In the mathematical field of geometry, geometrography is the study of geometrical constructions. The concepts and methods of geometrography were first expounded by Émile Lemoine (1840–1912), a French civil engineer and a mathematician, in a meeting of the French Association for the Advancement of the Sciences held at Oran in 1888.
 Lemoine later expanded his ideas in another memoir read at the Pau meeting of the same Association held in 1892.

It is well known in elementary geometry that certain geometrical constructions are simpler than certain others. But in many case it turns out that the apparent simplicity of a construction does not consist in the practical execution of the construction, but in the brevity of the statement of what has to be done. Can then any objective criterion be laid down by which an estimate may be formed of the relative simplicity of several different constructions for attaining the same end? Lemoine developed the ideas of geometrography to answer this question. The question of the ubiquity of a construction is also raised. Whether or not a construction, regardless of simplicity, can be applied in all or most conditions, or just in the special cases, is an important consideration.

== Basic ideas ==
In developing the ideas of geometrography, Lemoine restricted himself to Euclidean constructions using rulers and compasses alone. According to the analysis of Lemoine, all such constructions can be executed, as a sequence of operations selected form a fixed set of five elementary operations. The five elementary operations identified by Lemoine are the following:

Elementary operations in a geometrical construction

| Sl. No. | Operation | Notation for operation |
|---|---|---|
| 1 | To place the edge of the ruler in coincidence with a point | R_{1} |
| 2 | To draw a straight line | R_{2} |
| 3 | To put a point of the compasses on a determinate point | C_{1} |
| 4 | To put a point of the compasses on an indeterminate point of a line | C_{2} |
| 5 | To describe a circle | C_{3} |

In a geometrical construction the fact that an operation X is to be done n times is denoted by the expression nX. The operation of placing a ruler in
coincidence with two points is indicated by 2R_{1}. The operation of putting one point of the compasses on a determinate point and the other point of the compasses
on another determinate point is 2C_{1}.

Every geometrical construction can be represented by an expression of the following form

l_{1}R_{1} + l_{2}R_{2} + m_{1}C_{1} + m_{2}C_{2} + m_{3}C_{3}.

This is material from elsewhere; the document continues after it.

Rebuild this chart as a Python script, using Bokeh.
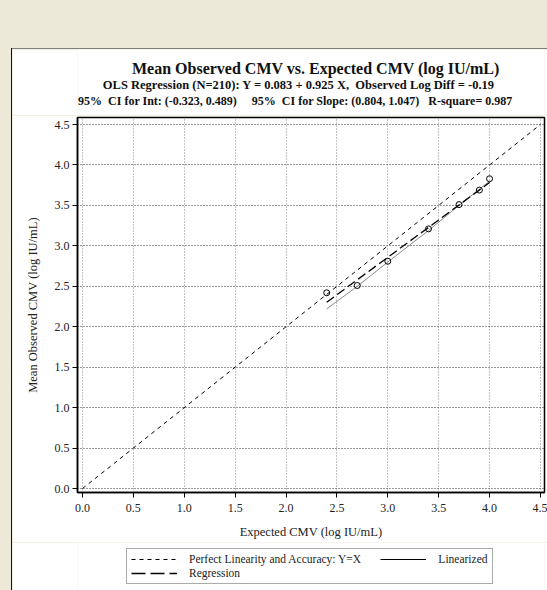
from bokeh.plotting import figure
from bokeh.layouts import column, row
from bokeh.models import Spacer, Label, Legend, LegendItem, Range1d, FixedTicker, PrintfTickFormatter
from bokeh.embed import file_html
from bokeh.resources import INLINE

# ---- data ----
pts_x = [2.4, 2.7, 3.0, 3.4, 3.7, 3.9, 4.0]
pts_y = [2.42, 2.51, 2.81, 3.21, 3.51, 3.69, 3.83]
lin_y = [2.22, 2.50, 2.80, 3.19, 3.50, 3.70, 3.80]
perf_x = [0.0, 4.5]
perf_y = [0.0, 4.5]
reg_x = [2.4, 4.0]
reg_y = [2.303, 3.783]
ticks = [0.0, 0.5, 1.0, 1.5, 2.0, 2.5, 3.0, 3.5, 4.0, 4.5]

NB = "\u00a0"
title1 = "Mean Observed CMV vs. Expected CMV (log IU/mL)"
title2 = "OLS Regression (N=210): Y = 0.083 + 0.925 X," + NB * 2 + "Observed Log Diff = -0.19"
title3 = ("95%" + NB * 2 + "CI for Int: (-0.323, 0.489)" + NB * 5 + "95%" + NB * 2 +
          "CI for Slope: (0.804, 1.047)" + NB * 3 + "R-square= 0.987")
leg_labels = ["Perfect Linearity and Accuracy: Y=X", "Regression", "Linearized"]

FONT = "Liberation Serif"
BG = "#ECE9D8"
NAN = float("nan")

xr = Range1d(-0.049, 4.54)

# ---- title strip ----
t = figure(width=535, height=66, x_range=xr, y_range=Range1d(0, 66),
           output_backend="svg", toolbar_location=None,
           min_border_left=65, min_border_right=3, min_border_top=0, min_border_bottom=0)
t.axis.visible = False
t.grid.visible = False
t.outline_line_color = None
t.border_fill_color = "white"
t.background_fill_color = "white"
for txt, cx, by, size in [(title1, 2.294, 47, "16px"),
                          (title2, 2.127, 31, "12.5px"),
                          (title3, 2.092, 15, "12px")]:
    t.add_layout(Label(x=cx, y=by, text=txt, text_align="center",
                       text_baseline="alphabetic", text_font=FONT,
                       text_font_size=size, text_font_style="bold",
                       text_color="#111111"))

# ---- main plot ----
p = figure(width=535, height=427,
           x_range=xr, y_range=Range1d(-0.049, 4.587),
           output_backend="svg", toolbar_location=None,
           min_border_left=65, min_border_right=3,
           min_border_top=2, min_border_bottom=50,
           x_axis_label="Expected CMV (log IU/mL)",
           y_axis_label="Mean Observed CMV (log IU/mL)")
p.border_fill_color = "white"
p.background_fill_color = "white"
p.outline_line_color = "black"
p.outline_line_width = 1.5

for ax in (p.xaxis[0], p.yaxis[0]):
    ax.ticker = FixedTicker(ticks=ticks)
    ax.formatter = PrintfTickFormatter(format="%.1f")
    ax.minor_tick_line_color = None
    ax.major_tick_out = 5
    ax.major_tick_in = 0
    ax.major_tick_line_color = "black"
    ax.axis_line_color = "black"
    ax.axis_line_width = 1.5
    ax.major_label_text_font = FONT
    ax.major_label_text_font_size = "12px"
    ax.major_label_text_color = "#222222"
    ax.axis_label_text_font = FONT
    ax.axis_label_text_font_size = "12.5px"
    ax.axis_label_text_font_style = "normal"
    ax.axis_label_text_color = "#222222"
p.xaxis[0].major_label_standoff = 6
p.yaxis[0].major_label_standoff = 3
p.xaxis[0].axis_label_standoff = 10
p.yaxis[0].axis_label_standoff = 12

p.xgrid.grid_line_color = "#888888"
p.xgrid.grid_line_dash = "1 2"
p.ygrid.grid_line_color = "#333333"
p.ygrid.grid_line_dash = "1 2"

p.line(perf_x, perf_y, line_color="black", line_width=1, line_dash="4 4")
p.line(pts_x, lin_y, line_color="#8a8a8a", line_width=1)
p.line(reg_x, reg_y, line_color="black", line_width=1.3, line_dash="9 4")
p.scatter(pts_x, pts_y, marker="circle", size=6, fill_color=None,
          line_color="black", line_width=1)

# ---- legend strip ----
q = figure(width=535, height=48, x_range=Range1d(0, 1), y_range=Range1d(0, 1),
           output_backend="svg", toolbar_location=None,
           min_border_left=65, min_border_right=3, min_border_top=0, min_border_bottom=0)
q.axis.visible = False
q.grid.visible = False
q.outline_line_color = None
q.border_fill_color = "white"
q.background_fill_color = "white"
k_perf = q.line([NAN], [NAN], line_color="black", line_width=1, line_dash="4 4")
k_reg = q.line([NAN], [NAN], line_color="black", line_width=1.3, line_dash="14 5")
k_lin = q.line([NAN], [NAN], line_color="black", line_width=1)
pad = NB * 6
legend = Legend(items=[
    LegendItem(label=leg_labels[0] + pad, renderers=[k_perf]),
    LegendItem(label=leg_labels[1], renderers=[k_reg]),
    LegendItem(label=leg_labels[2], renderers=[k_lin]),
], ncols=2, location=(49, 6))
legend.label_text_font = FONT
legend.label_text_font_size = "11.5px"
legend.label_text_color = "#222222"
legend.glyph_width = 46
legend.glyph_height = 12
legend.label_height = 12
legend.label_standoff = 12
legend.spacing = 2
legend.padding = 4
legend.margin = 0
legend.border_line_color = "#555555"
legend.border_line_width = 1.5
legend.background_fill_color = "white"
q.add_layout(legend)

top = Spacer(width=547, height=48, styles={"background-color": BG})
left = Spacer(width=11, height=542, styles={"background-color": BG})
lborder = Spacer(width=1, height=542, styles={"background-color": "#111111"})
tborder = Spacer(width=535, height=1, styles={"background-color": "#808080"})
inner = column(tborder, t, p, q, spacing=0)
mid = row(left, lborder, inner, spacing=0)
layout = column(top, mid, spacing=0, styles={"background-color": BG})

open("out.html", "w").write(file_html(layout, INLINE))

Here the coefficients l_{1}, etc. denote the number of times any
particular operation is performed.

=== Coefficient of simplicity ===
The number l_{1} + l_{2} + m_{1} +m_{2} + m_{3} is called the coefficient of simplicity, or the simplicity of the construction. It denotes the total number of operations.

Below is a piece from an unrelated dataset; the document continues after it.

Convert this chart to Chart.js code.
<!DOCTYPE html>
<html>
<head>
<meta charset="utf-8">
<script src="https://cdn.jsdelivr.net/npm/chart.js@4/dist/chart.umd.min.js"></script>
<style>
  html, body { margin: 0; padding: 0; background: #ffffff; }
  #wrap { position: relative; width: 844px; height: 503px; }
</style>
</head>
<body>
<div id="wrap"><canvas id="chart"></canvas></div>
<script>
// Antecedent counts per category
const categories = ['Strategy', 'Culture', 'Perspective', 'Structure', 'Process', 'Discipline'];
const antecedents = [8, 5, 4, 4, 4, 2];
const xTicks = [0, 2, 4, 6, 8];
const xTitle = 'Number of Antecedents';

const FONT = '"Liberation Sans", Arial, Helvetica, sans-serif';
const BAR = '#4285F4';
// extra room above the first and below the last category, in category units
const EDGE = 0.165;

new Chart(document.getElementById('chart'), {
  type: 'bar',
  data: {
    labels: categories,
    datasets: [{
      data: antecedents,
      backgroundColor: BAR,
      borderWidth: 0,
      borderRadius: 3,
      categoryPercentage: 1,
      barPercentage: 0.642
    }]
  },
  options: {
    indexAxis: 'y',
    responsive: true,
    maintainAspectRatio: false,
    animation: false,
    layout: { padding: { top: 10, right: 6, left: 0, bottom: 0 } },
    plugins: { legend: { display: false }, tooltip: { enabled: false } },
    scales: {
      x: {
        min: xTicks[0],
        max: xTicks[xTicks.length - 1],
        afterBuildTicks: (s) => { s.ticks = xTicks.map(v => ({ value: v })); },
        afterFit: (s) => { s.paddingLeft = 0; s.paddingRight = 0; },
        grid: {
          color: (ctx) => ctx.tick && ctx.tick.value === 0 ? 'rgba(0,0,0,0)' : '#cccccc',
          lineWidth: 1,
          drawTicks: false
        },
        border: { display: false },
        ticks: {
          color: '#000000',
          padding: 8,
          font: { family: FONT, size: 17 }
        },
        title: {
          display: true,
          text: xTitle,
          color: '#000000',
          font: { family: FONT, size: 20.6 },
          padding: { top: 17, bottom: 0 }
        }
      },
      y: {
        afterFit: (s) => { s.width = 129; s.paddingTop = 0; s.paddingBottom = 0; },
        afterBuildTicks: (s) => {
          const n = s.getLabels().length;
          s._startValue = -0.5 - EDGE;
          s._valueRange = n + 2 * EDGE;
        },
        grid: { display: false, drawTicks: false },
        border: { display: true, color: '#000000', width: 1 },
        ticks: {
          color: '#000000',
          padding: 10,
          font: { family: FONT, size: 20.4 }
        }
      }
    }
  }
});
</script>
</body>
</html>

=== Coefficient of exactitude ===
The number l_{1} + m_{1} + m_{2} is
called the coefficient of exactitude, or the exactitude of the construction; it denotes the number of preparatory operations, on which the exactitude of the construction depends.

== Examples ==
Lemoine applied his scheme to analyze more than sixty problems in elementary geometry.
- The construction of a triangle given the three vertices can be represented by the expression 4R_{1} + 3R_{2}.
- A certain construction of the regular heptadecagon involving the Carlyle circles can be represented by the expression 8R_{1} + 4R_{2} + 22C_{1} + 11C_{3} and has simplicity 45.